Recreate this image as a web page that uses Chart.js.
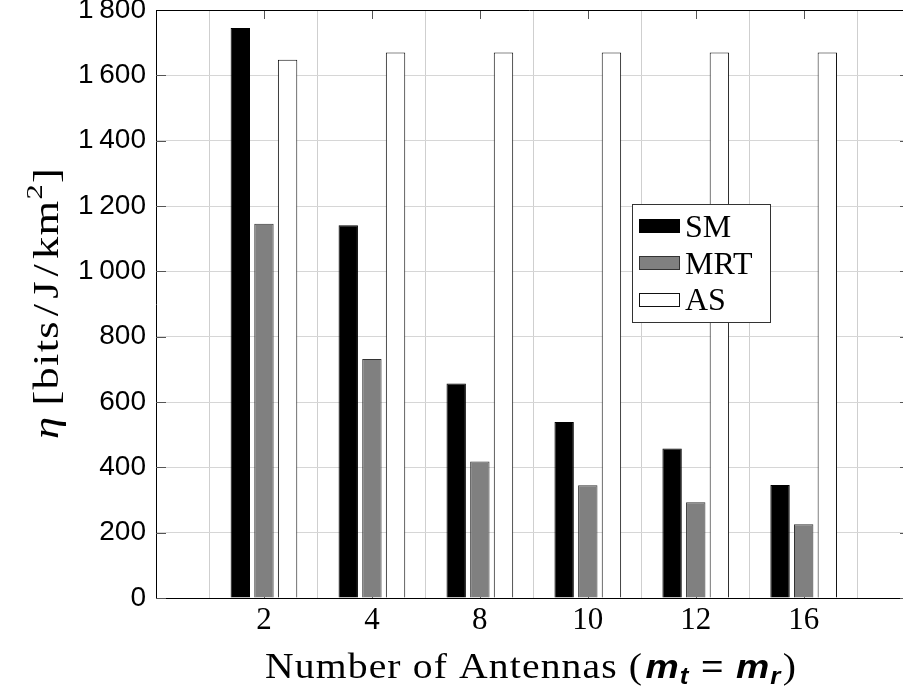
<!DOCTYPE html>
<html>
<head>
<meta charset="utf-8">
<script src="https://cdn.jsdelivr.net/npm/chart.js@4.4.1/dist/chart.umd.min.js"></script>
<style>
  html, body { margin: 0; padding: 0; background: #fff; }
  #c { display: block; }
</style>
</head>
<body>
<canvas id="c" width="903" height="692"></canvas>
<script>
// Number of antennas (m_t = m_r) on the horizontal axis
const antennas = ['2', '4', '8', '10', '12', '16'];
// Energy efficiency η [bits/J/km²] per scheme
const smValues  = [1745, 1141, 657, 539, 458, 346];
const mrtValues = [1146, 732, 418, 345, 293, 226];
const asValues  = [1648, 1670, 1670, 1670, 1670, 1670];
// Vertical axis ticks
const yTicks = [0, 200, 400, 600, 800, 1000, 1200, 1400, 1600, 1800];

const SERIF = '"Liberation Serif", "DejaVu Serif", serif';
const SANS = '"Liberation Sans", "DejaVu Sans", sans-serif';

const toPoints = vals => vals.map((v, i) => ({ x: i + 1, y: v }));

function fmtThousands(v) {
  const s = String(v);
  return s.length > 3 ? s.slice(0, -3) + '\u2009' + s.slice(-3) : s;
}

function line(ctx, x1, y1, x2, y2) {
  ctx.beginPath(); ctx.moveTo(x1, y1); ctx.lineTo(x2, y2); ctx.stroke();
}

// Natural width of a run of styled text pieces
function runsWidth(ctx, runs) {
  return runs.reduce((w, r) => {
    ctx.font = r.font;
    return w + ctx.measureText(r.text).width + (r.gap || 0);
  }, 0);
}

// Draws the runs centred on (cx, y) over the given span: letters are
// spread a little first, any remainder is taken up by a mild widening
function drawSpan(ctx, runs, cx, y, span, maxSpacing) {
  const w0 = runsWidth(ctx, runs);
  const n = runs.reduce((c, r) => c + [...r.text].length, 0);
  const ls = Math.max(0, Math.min(maxSpacing, (span - w0) / n));
  const w1 = w0 + ls * n;
  const k = span / w1;
  ctx.save();
  ctx.translate(cx, y);
  ctx.scale(k, 1);
  let x = -w1 / 2;
  runs.forEach(r => {
    ctx.font = r.font;
    const base = ctx.measureText(r.text).width;
    let cxp = x;
    [...r.text].forEach(ch => {
      ctx.fillText(ch, cxp, r.dy || 0);
      cxp += ctx.measureText(ch).width + ls;
    });
    x += base + ls * [...r.text].length + (r.gap || 0);
  });
  ctx.restore();
}

// Inward tick marks, drawn beneath the bars
const innerTicks = {
  id: 'innerTicks',
  beforeDatasetsDraw(chart) {
    const { ctx, chartArea: a, scales: { x, y } } = chart;
    ctx.save();
    ctx.strokeStyle = '#555';
    ctx.lineWidth = 1;
    y.ticks.forEach(t => {
      const py = Math.round(y.getPixelForValue(t.value)) + 0.5;
      line(ctx, a.left, py, a.left + 10, py);
      line(ctx, a.right, py, a.right - 3, py);
    });
    x.ticks.forEach(t => {
      const px = Math.round(x.getPixelForValue(t.value)) + 0.5;
      line(ctx, px, a.top, px, a.top + 9);
      line(ctx, px, a.bottom, px, a.bottom - 9);
    });
    ctx.restore();
  }
};

// Frame top edge, legend box and axis titles
const decorations = {
  id: 'decorations',
  afterDraw(chart) {
    const { ctx, chartArea: a } = chart;
    ctx.save();
    ctx.strokeStyle = '#000';
    ctx.lineWidth = 1;
    line(ctx, a.left, Math.round(a.top) + 0.5, a.right, Math.round(a.top) + 0.5);

    // legend
    const lx = 632.5, ly = 204.5, lw = 138, lh = 118;
    ctx.fillStyle = '#fff';
    ctx.fillRect(lx, ly, lw, lh);
    ctx.strokeStyle = '#333';
    ctx.strokeRect(lx, ly, lw, lh);
    chart.data.datasets.forEach((ds, i) => {
      const cy = 226.3 + i * 36.7;
      ctx.fillStyle = ds.backgroundColor;
      ctx.fillRect(639.5, Math.round(cy - 7) + 0.5, 40, 13);
      ctx.strokeStyle = ds.borderColor;
      ctx.strokeRect(639.5, Math.round(cy - 7) + 0.5, 40, 13);
      ctx.fillStyle = '#000';
      ctx.font = '32px ' + SERIF;
      ctx.textBaseline = 'alphabetic';
      ctx.textAlign = 'left';
      ctx.fillText(ds.label, 685, cy + 10.5);
    });

    // x axis title
    ctx.fillStyle = '#000';
    ctx.textBaseline = 'alphabetic';
    ctx.textAlign = 'left';
    const xRuns = [
      { text: 'Number of Antennas (', font: '35px ' + SERIF, gap: 2 },
      { text: 'm', font: 'italic bold 33px ' + SANS },
      { text: 't', font: 'italic bold 23px ' + SANS, dy: 6, gap: 10 },
      { text: '=', font: '34px ' + SANS, gap: 10 },
      { text: 'm', font: 'italic bold 33px ' + SANS },
      { text: 'r', font: 'italic bold 23px ' + SANS, dy: 6, gap: 1 },
      { text: ')', font: '35px ' + SERIF }
    ];
    drawSpan(ctx, xRuns, 531, 678, 532, 1);

    // y axis title
    ctx.save();
    ctx.translate(58, 303);
    ctx.rotate(-Math.PI / 2);
    const yRuns = [
      { text: 'η', font: 'italic 35px ' + SERIF, gap: 8 },
      { text: '[bits', font: '35px ' + SERIF, gap: 3 },
      { text: '/', font: '35px ' + SERIF, gap: 3 },
      { text: 'J', font: '35px ' + SERIF, gap: 3 },
      { text: '/', font: '35px ' + SERIF, gap: 3 },
      { text: 'km', font: '35px ' + SERIF },
      { text: '2', font: '24px ' + SERIF, dy: -16 },
      { text: ']', font: '35px ' + SERIF }
    ];
    drawSpan(ctx, yRuns, 0, 0, 272, 1);
    ctx.restore();
    ctx.restore();
  }
};

new Chart(document.getElementById('c'), {
  type: 'bar',
  data: {
    datasets: [
      { label: 'SM',  data: toPoints(smValues),  backgroundColor: '#000000', borderColor: '#000000', borderWidth: 1 },
      { label: 'MRT', data: toPoints(mrtValues), backgroundColor: '#808080', borderColor: '#333333', borderWidth: 1 },
      { label: 'AS',  data: toPoints(asValues),  backgroundColor: '#ffffff', borderColor: '#111111', borderWidth: 1 }
    ]
  },
  options: {
    responsive: false,
    animation: false,
    devicePixelRatio: 1,
    categoryPercentage: 0.657,
    barPercentage: 0.82,
    layout: { padding: { top: 10, right: 0, bottom: 0, left: 0 } },
    plugins: { legend: { display: false }, tooltip: { enabled: false } },
    scales: {
      x: {
        type: 'linear',
        min: 0,
        max: 6.92,
        offset: false,
        afterBuildTicks: s => { s.ticks = antennas.map((_, i) => ({ value: i + 1 })); },
        afterFit: s => { s.height = 94; s.paddingLeft = 0; s.paddingRight = 0; },
        grid: { color: '#cfcfcf', lineWidth: 1, drawTicks: false },
        border: { display: true, color: '#000', width: 1 },
        ticks: {
          autoSkip: false,
          maxRotation: 0,
          padding: 4,
          color: '#000',
          font: { family: SERIF, size: 31 },
          callback: v => antennas[Math.round(v) - 1] ?? ''
        }
      },
      y: {
        min: 0,
        max: 1800,
        afterBuildTicks: s => { s.ticks = yTicks.map(v => ({ value: v })); },
        afterFit: s => { s.width = 156; s.paddingTop = 0; s.paddingBottom = 0; },
        grid: { color: '#d6d6d6', lineWidth: 1, drawTicks: false },
        border: { display: true, color: '#000', width: 1 },
        ticks: {
          padding: 10,
          color: '#000',
          font: { family: SANS, size: 28 },
          callback: v => fmtThousands(v)
        }
      }
    }
  },
  plugins: [innerTicks, decorations]
});
</script>
</body>
</html>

^^^^^^^^

Please transcribe the material above exactly as written. Leave the pictures out.

Recreate this image as a web page that uses Chart.js.
<!DOCTYPE html>
<html>
<head>
<meta charset="utf-8">
<script src="https://cdn.jsdelivr.net/npm/chart.js@4.4.1/dist/chart.umd.min.js"></script>
<style>
  html, body { margin: 0; padding: 0; background: #fff; }
  #c { display: block; }
</style>
</head>
<body>
<canvas id="c" width="903" height="692"></canvas>
<script>
// Number of antennas (m_t = m_r) on the horizontal axis
const antennas = ['2', '4', '8', '10', '12', '16'];
// Energy efficiency η [bits/J/km²] per scheme
const smValues  = [1745, 1141, 657, 539, 458, 346];
const mrtValues = [1146, 732, 418, 345, 293, 226];
const asValues  = [1648, 1670, 1670, 1670, 1670, 1670];
// Vertical axis ticks
const yTicks = [0, 200, 400, 600, 800, 1000, 1200, 1400, 1600, 1800];

const SERIF = '"Liberation Serif", "DejaVu Serif", serif';
const SANS = '"Liberation Sans", "DejaVu Sans", sans-serif';

const toPoints = vals => vals.map((v, i) => ({ x: i + 1, y: v }));

function fmtThousands(v) {
  const s = String(v);
  return s.length > 3 ? s.slice(0, -3) + '\u2009' + s.slice(-3) : s;
}

function line(ctx, x1, y1, x2, y2) {
  ctx.beginPath(); ctx.moveTo(x1, y1); ctx.lineTo(x2, y2); ctx.stroke();
}

// Natural width of a run of styled text pieces
function runsWidth(ctx, runs) {
  return runs.reduce((w, r) => {
    ctx.font = r.font;
    return w + ctx.measureText(r.text).width + (r.gap || 0);
  }, 0);
}

// Draws the runs centred on (cx, y) over the given span: letters are
// spread a little first, any remainder is taken up by a mild widening
function drawSpan(ctx, runs, cx, y, span, maxSpacing) {
  const w0 = runsWidth(ctx, runs);
  const n = runs.reduce((c, r) => c + [...r.text].length, 0);
  const ls = Math.max(0, Math.min(maxSpacing, (span - w0) / n));
  const w1 = w0 + ls * n;
  const k = span / w1;
  ctx.save();
  ctx.translate(cx, y);
  ctx.scale(k, 1);
  let x = -w1 / 2;
  runs.forEach(r => {
    ctx.font = r.font;
    const base = ctx.measureText(r.text).width;
    let cxp = x;
    [...r.text].forEach(ch => {
      ctx.fillText(ch, cxp, r.dy || 0);
      cxp += ctx.measureText(ch).width + ls;
    });
    x += base + ls * [...r.text].length + (r.gap || 0);
  });
  ctx.restore();
}

// Inward tick marks, drawn beneath the bars
const innerTicks = {
  id: 'innerTicks',
  beforeDatasetsDraw(chart) {
    const { ctx, chartArea: a, scales: { x, y } } = chart;
    ctx.save();
    ctx.strokeStyle = '#555';
    ctx.lineWidth = 1;
    y.ticks.forEach(t => {
      const py = Math.round(y.getPixelForValue(t.value)) + 0.5;
      line(ctx, a.left, py, a.left + 10, py);
      line(ctx, a.right, py, a.right - 3, py);
    });
    x.ticks.forEach(t => {
      const px = Math.round(x.getPixelForValue(t.value)) + 0.5;
      line(ctx, px, a.top, px, a.top + 9);
      line(ctx, px, a.bottom, px, a.bottom - 9);
    });
    ctx.restore();
  }
};

// Frame top edge, legend box and axis titles
const decorations = {
  id: 'decorations',
  afterDraw(chart) {
    const { ctx, chartArea: a } = chart;
    ctx.save();
    ctx.strokeStyle = '#000';
    ctx.lineWidth = 1;
    line(ctx, a.left, Math.round(a.top) + 0.5, a.right, Math.round(a.top) + 0.5);

    // legend
    const lx = 632.5, ly = 204.5, lw = 138, lh = 118;
    ctx.fillStyle = '#fff';
    ctx.fillRect(lx, ly, lw, lh);
    ctx.strokeStyle = '#333';
    ctx.strokeRect(lx, ly, lw, lh);
    chart.data.datasets.forEach((ds, i) => {
      const cy = 226.3 + i * 36.7;
      ctx.fillStyle = ds.backgroundColor;
      ctx.fillRect(639.5, Math.round(cy - 7) + 0.5, 40, 13);
      ctx.strokeStyle = ds.borderColor;
      ctx.strokeRect(639.5, Math.round(cy - 7) + 0.5, 40, 13);
      ctx.fillStyle = '#000';
      ctx.font = '32px ' + SERIF;
      ctx.textBaseline = 'alphabetic';
      ctx.textAlign = 'left';
      ctx.fillText(ds.label, 685, cy + 10.5);
    });

    // x axis title
    ctx.fillStyle = '#000';
    ctx.textBaseline = 'alphabetic';
    ctx.textAlign = 'left';
    const xRuns = [
      { text: 'Number of Antennas (', font: '35px ' + SERIF, gap: 2 },
      { text: 'm', font: 'italic bold 33px ' + SANS },
      { text: 't', font: 'italic bold 23px ' + SANS, dy: 6, gap: 10 },
      { text: '=', font: '34px ' + SANS, gap: 10 },
      { text: 'm', font: 'italic bold 33px ' + SANS },
      { text: 'r', font: 'italic bold 23px ' + SANS, dy: 6, gap: 1 },
      { text: ')', font: '35px ' + SERIF }
    ];
    drawSpan(ctx, xRuns, 531, 678, 532, 1);

    // y axis title
    ctx.save();
    ctx.translate(58, 303);
    ctx.rotate(-Math.PI / 2);
    const yRuns = [
      { text: 'η', font: 'italic 35px ' + SERIF, gap: 8 },
      { text: '[bits', font: '35px ' + SERIF, gap: 3 },
      { text: '/', font: '35px ' + SERIF, gap: 3 },
      { text: 'J', font: '35px ' + SERIF, gap: 3 },
      { text: '/', font: '35px ' + SERIF, gap: 3 },
      { text: 'km', font: '35px ' + SERIF },
      { text: '2', font: '24px ' + SERIF, dy: -16 },
      { text: ']', font: '35px ' + SERIF }
    ];
    drawSpan(ctx, yRuns, 0, 0, 272, 1);
    ctx.restore();
    ctx.restore();
  }
};

new Chart(document.getElementById('c'), {
  type: 'bar',
  data: {
    datasets: [
      { label: 'SM',  data: toPoints(smValues),  backgroundColor: '#000000', borderColor: '#000000', borderWidth: 1 },
      { label: 'MRT', data: toPoints(mrtValues), backgroundColor: '#808080', borderColor: '#333333', borderWidth: 1 },
      { label: 'AS',  data: toPoints(asValues),  backgroundColor: '#ffffff', borderColor: '#111111', borderWidth: 1 }
    ]
  },
  options: {
    responsive: false,
    animation: false,
    devicePixelRatio: 1,
    categoryPercentage: 0.657,
    barPercentage: 0.82,
    layout: { padding: { top: 10, right: 0, bottom: 0, left: 0 } },
    plugins: { legend: { display: false }, tooltip: { enabled: false } },
    scales: {
      x: {
        type: 'linear',
        min: 0,
        max: 6.92,
        offset: false,
        afterBuildTicks: s => { s.ticks = antennas.map((_, i) => ({ value: i + 1 })); },
        afterFit: s => { s.height = 94; s.paddingLeft = 0; s.paddingRight = 0; },
        grid: { color: '#cfcfcf', lineWidth: 1, drawTicks: false },
        border: { display: true, color: '#000', width: 1 },
        ticks: {
          autoSkip: false,
          maxRotation: 0,
          padding: 4,
          color: '#000',
          font: { family: SERIF, size: 31 },
          callback: v => antennas[Math.round(v) - 1] ?? ''
        }
      },
      y: {
        min: 0,
        max: 1800,
        afterBuildTicks: s => { s.ticks = yTicks.map(v => ({ value: v })); },
        afterFit: s => { s.width = 156; s.paddingTop = 0; s.paddingBottom = 0; },
        grid: { color: '#d6d6d6', lineWidth: 1, drawTicks: false },
        border: { display: true, color: '#000', width: 1 },
        ticks: {
          padding: 10,
          color: '#000',
          font: { family: SANS, size: 28 },
          callback: v => fmtThousands(v)
        }
      }
    }
  },
  plugins: [innerTicks, decorations]
});
</script>
</body>
</html>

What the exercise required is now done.